> **Records with drawing code**:
╔══

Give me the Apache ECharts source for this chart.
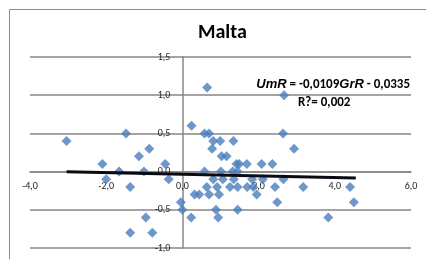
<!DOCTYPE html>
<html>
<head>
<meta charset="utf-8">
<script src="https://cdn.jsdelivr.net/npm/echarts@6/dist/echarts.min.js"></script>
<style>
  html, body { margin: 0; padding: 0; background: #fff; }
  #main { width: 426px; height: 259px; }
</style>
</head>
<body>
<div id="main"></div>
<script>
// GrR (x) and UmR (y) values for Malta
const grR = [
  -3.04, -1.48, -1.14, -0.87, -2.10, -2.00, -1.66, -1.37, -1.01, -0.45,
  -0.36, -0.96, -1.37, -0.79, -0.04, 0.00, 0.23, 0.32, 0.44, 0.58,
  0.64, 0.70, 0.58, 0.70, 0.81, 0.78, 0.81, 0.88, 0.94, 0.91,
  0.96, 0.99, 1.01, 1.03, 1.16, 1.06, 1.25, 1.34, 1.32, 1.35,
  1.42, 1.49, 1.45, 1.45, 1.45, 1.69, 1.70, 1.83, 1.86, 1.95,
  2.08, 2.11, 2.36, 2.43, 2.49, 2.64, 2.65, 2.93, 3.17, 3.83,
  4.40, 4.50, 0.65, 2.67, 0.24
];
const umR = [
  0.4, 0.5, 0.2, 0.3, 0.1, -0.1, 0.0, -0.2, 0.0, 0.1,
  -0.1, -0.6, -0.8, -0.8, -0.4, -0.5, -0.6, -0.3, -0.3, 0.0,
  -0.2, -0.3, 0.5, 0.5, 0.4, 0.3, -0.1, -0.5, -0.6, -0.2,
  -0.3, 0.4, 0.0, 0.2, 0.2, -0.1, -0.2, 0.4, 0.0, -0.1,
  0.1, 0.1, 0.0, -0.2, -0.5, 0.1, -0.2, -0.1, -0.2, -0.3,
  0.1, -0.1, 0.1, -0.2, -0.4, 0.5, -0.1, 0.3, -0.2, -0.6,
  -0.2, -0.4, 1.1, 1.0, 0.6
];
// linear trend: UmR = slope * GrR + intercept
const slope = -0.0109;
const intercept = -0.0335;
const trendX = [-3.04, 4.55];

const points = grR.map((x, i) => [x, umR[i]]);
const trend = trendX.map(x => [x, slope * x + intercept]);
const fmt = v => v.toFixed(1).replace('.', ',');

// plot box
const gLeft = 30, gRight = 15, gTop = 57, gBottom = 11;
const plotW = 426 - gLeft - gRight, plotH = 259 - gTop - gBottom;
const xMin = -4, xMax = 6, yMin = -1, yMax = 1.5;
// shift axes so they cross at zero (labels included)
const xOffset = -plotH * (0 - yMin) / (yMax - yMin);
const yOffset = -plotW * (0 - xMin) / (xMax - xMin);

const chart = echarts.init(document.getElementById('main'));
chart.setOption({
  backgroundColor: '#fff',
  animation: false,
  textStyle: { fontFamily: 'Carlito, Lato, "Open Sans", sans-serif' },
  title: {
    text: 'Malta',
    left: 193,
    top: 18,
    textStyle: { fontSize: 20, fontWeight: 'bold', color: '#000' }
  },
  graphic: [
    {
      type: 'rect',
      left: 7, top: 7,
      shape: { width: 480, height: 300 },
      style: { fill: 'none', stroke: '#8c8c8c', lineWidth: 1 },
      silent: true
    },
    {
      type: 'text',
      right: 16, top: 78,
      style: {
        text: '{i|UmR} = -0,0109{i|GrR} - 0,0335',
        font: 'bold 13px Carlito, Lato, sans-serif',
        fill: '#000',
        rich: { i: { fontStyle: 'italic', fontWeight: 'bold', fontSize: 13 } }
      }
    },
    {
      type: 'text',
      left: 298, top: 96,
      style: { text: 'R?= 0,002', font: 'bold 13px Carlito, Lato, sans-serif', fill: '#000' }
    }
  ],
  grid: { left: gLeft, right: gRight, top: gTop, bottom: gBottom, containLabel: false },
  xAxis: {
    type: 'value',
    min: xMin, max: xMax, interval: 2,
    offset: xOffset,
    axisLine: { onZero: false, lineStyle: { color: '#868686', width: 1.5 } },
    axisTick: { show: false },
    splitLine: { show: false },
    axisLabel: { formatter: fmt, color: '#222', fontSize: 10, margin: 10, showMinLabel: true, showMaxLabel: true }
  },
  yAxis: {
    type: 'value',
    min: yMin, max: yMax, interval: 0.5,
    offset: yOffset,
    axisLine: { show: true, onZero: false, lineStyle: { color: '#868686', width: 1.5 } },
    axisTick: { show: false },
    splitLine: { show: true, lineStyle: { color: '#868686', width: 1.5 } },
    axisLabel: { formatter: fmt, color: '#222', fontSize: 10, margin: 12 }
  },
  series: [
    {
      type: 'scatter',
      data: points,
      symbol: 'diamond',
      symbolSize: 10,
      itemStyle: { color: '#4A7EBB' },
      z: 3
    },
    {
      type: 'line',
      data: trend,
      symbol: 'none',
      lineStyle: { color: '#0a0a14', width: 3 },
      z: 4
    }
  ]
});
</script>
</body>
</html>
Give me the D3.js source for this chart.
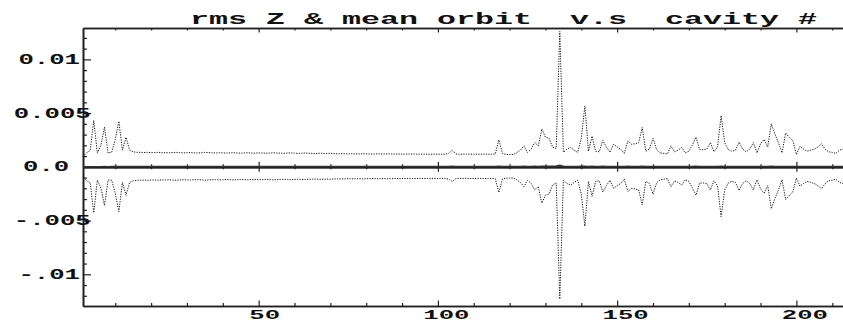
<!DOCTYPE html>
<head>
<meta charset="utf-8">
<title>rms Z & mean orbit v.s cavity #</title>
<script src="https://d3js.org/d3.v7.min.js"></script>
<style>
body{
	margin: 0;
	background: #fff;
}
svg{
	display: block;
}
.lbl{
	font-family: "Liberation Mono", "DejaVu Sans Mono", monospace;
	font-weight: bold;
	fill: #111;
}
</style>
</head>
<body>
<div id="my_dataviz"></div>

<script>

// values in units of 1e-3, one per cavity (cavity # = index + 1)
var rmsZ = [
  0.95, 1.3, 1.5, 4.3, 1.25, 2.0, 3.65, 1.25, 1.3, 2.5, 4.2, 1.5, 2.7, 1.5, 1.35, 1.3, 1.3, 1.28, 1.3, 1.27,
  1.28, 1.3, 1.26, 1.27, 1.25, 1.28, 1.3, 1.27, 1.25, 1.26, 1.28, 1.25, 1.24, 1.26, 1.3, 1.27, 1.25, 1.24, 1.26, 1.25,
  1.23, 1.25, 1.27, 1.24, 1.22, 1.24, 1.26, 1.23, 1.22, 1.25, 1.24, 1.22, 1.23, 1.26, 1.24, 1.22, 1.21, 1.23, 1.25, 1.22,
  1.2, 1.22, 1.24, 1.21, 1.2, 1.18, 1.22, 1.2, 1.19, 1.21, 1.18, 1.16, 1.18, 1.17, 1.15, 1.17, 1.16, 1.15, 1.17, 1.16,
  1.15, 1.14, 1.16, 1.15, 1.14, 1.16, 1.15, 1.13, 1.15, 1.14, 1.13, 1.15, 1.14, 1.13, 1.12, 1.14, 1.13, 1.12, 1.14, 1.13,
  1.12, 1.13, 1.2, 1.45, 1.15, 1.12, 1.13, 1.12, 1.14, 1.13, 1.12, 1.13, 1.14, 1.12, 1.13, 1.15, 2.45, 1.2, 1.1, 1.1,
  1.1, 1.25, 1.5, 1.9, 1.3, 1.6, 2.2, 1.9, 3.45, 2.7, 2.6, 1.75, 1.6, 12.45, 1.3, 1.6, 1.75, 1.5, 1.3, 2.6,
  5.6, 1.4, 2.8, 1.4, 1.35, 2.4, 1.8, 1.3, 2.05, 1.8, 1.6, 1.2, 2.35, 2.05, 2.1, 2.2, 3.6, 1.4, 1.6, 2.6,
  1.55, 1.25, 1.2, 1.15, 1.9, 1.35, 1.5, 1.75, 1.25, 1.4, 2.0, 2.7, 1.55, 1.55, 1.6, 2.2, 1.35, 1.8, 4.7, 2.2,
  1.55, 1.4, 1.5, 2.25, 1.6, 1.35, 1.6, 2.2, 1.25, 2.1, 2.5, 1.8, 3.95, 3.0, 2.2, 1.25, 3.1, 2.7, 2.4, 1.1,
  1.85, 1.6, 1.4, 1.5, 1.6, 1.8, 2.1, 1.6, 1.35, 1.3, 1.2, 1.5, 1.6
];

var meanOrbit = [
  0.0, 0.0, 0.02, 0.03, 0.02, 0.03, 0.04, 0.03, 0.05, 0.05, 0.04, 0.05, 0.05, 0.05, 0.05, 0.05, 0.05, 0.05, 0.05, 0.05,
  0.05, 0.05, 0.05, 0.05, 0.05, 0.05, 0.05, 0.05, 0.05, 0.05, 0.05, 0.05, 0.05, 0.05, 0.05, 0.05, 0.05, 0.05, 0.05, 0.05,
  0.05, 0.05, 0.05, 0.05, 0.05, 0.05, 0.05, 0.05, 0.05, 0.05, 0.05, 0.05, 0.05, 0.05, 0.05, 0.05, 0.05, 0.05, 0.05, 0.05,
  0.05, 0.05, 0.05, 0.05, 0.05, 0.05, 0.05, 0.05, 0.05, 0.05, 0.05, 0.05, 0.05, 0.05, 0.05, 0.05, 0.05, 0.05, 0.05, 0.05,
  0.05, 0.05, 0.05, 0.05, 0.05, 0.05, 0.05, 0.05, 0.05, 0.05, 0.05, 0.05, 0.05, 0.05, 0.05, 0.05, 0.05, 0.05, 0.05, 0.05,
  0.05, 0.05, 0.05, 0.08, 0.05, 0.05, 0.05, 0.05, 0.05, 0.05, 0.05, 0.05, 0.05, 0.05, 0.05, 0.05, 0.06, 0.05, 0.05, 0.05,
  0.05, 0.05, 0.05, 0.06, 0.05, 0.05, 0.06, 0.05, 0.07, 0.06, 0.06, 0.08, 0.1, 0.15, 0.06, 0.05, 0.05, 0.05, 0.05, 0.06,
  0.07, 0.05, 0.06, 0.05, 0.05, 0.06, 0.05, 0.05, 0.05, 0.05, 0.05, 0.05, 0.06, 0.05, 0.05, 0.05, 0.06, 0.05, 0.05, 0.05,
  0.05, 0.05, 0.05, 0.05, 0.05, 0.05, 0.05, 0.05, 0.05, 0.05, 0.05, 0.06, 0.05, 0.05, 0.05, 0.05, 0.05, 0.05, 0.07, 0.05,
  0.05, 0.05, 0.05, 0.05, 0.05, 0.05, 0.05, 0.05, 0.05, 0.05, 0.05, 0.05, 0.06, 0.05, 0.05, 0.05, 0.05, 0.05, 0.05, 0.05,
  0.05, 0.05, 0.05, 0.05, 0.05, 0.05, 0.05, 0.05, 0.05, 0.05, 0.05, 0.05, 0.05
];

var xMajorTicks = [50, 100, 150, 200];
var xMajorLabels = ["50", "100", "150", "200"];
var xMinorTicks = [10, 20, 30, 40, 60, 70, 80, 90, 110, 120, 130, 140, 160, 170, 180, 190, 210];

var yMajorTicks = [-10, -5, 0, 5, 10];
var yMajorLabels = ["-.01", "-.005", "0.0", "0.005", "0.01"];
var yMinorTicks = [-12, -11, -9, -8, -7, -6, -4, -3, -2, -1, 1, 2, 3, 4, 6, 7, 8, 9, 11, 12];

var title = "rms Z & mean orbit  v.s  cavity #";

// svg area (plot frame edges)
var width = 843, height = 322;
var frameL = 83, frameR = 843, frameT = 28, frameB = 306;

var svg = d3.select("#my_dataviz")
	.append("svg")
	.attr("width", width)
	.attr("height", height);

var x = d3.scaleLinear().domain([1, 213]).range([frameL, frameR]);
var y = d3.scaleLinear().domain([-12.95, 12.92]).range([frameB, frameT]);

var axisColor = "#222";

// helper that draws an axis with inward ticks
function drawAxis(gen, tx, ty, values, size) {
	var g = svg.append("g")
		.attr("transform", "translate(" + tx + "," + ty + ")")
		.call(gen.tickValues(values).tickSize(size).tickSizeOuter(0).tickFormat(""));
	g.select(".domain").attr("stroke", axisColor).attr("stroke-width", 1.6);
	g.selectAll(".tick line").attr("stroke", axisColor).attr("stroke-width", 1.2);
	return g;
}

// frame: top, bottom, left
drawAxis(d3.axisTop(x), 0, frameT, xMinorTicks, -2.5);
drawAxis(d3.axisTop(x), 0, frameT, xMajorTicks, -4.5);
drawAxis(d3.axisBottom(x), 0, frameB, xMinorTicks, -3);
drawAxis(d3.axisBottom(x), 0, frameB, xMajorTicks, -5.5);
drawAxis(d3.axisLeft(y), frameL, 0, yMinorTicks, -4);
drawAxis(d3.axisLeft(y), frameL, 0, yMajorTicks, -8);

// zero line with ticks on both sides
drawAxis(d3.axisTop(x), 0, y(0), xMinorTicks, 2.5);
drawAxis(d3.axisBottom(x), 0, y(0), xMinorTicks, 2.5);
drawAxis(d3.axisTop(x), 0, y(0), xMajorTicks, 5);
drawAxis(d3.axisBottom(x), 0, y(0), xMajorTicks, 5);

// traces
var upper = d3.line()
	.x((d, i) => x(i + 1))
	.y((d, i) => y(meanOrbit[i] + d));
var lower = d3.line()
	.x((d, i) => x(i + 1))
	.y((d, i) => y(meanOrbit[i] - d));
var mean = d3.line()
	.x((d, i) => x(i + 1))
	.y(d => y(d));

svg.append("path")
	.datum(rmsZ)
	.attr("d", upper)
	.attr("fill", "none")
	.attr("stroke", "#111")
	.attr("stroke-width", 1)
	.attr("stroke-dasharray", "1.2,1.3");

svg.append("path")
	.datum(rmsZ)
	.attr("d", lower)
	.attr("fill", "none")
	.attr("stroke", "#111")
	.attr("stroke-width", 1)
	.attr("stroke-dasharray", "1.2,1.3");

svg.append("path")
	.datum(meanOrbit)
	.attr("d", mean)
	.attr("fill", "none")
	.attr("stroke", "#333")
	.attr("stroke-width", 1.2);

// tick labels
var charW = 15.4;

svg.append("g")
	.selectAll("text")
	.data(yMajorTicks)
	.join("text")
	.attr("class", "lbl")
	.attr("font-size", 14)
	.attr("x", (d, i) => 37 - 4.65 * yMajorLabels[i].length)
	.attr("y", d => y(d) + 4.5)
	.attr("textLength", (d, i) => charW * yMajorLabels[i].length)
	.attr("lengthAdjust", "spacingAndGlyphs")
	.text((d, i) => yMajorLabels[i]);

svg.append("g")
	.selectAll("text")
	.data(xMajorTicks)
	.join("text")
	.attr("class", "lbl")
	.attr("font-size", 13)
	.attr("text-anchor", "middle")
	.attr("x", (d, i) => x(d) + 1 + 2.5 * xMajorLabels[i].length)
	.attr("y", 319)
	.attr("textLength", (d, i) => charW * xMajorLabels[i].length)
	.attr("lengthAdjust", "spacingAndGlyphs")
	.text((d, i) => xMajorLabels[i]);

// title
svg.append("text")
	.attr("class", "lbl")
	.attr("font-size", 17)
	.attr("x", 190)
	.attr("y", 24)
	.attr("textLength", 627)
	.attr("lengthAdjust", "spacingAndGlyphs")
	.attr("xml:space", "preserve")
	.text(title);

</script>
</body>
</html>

╚══

> **REQUIRED WORK**:
Copy exactly the lines from the first line of the records above through the line with "const fmt = v", both included, and nothing else. Pictures stay out.

> **EXPECTED ANSWER**:
Give me the Apache ECharts source for this chart.
<!DOCTYPE html>
<html>
<head>
<meta charset="utf-8">
<script src="https://cdn.jsdelivr.net/npm/echarts@6/dist/echarts.min.js"></script>
<style>
  html, body { margin: 0; padding: 0; background: #fff; }
  #main { width: 426px; height: 259px; }
</style>
</head>
<body>
<div id="main"></div>
<script>
// GrR (x) and UmR (y) values for Malta
const grR = [
  -3.04, -1.48, -1.14, -0.87, -2.10, -2.00, -1.66, -1.37, -1.01, -0.45,
  -0.36, -0.96, -1.37, -0.79, -0.04, 0.00, 0.23, 0.32, 0.44, 0.58,
  0.64, 0.70, 0.58, 0.70, 0.81, 0.78, 0.81, 0.88, 0.94, 0.91,
  0.96, 0.99, 1.01, 1.03, 1.16, 1.06, 1.25, 1.34, 1.32, 1.35,
  1.42, 1.49, 1.45, 1.45, 1.45, 1.69, 1.70, 1.83, 1.86, 1.95,
  2.08, 2.11, 2.36, 2.43, 2.49, 2.64, 2.65, 2.93, 3.17, 3.83,
  4.40, 4.50, 0.65, 2.67, 0.24
];
const umR = [
  0.4, 0.5, 0.2, 0.3, 0.1, -0.1, 0.0, -0.2, 0.0, 0.1,
  -0.1, -0.6, -0.8, -0.8, -0.4, -0.5, -0.6, -0.3, -0.3, 0.0,
  -0.2, -0.3, 0.5, 0.5, 0.4, 0.3, -0.1, -0.5, -0.6, -0.2,
  -0.3, 0.4, 0.0, 0.2, 0.2, -0.1, -0.2, 0.4, 0.0, -0.1,
  0.1, 0.1, 0.0, -0.2, -0.5, 0.1, -0.2, -0.1, -0.2, -0.3,
  0.1, -0.1, 0.1, -0.2, -0.4, 0.5, -0.1, 0.3, -0.2, -0.6,
  -0.2, -0.4, 1.1, 1.0, 0.6
];
// linear trend: UmR = slope * GrR + intercept
const slope = -0.0109;
const intercept = -0.0335;
const trendX = [-3.04, 4.55];

const points = grR.map((x, i) => [x, umR[i]]);
const trend = trendX.map(x => [x, slope * x + intercept]);
const fmt = v => v.toFixed(1).replace('.', ',');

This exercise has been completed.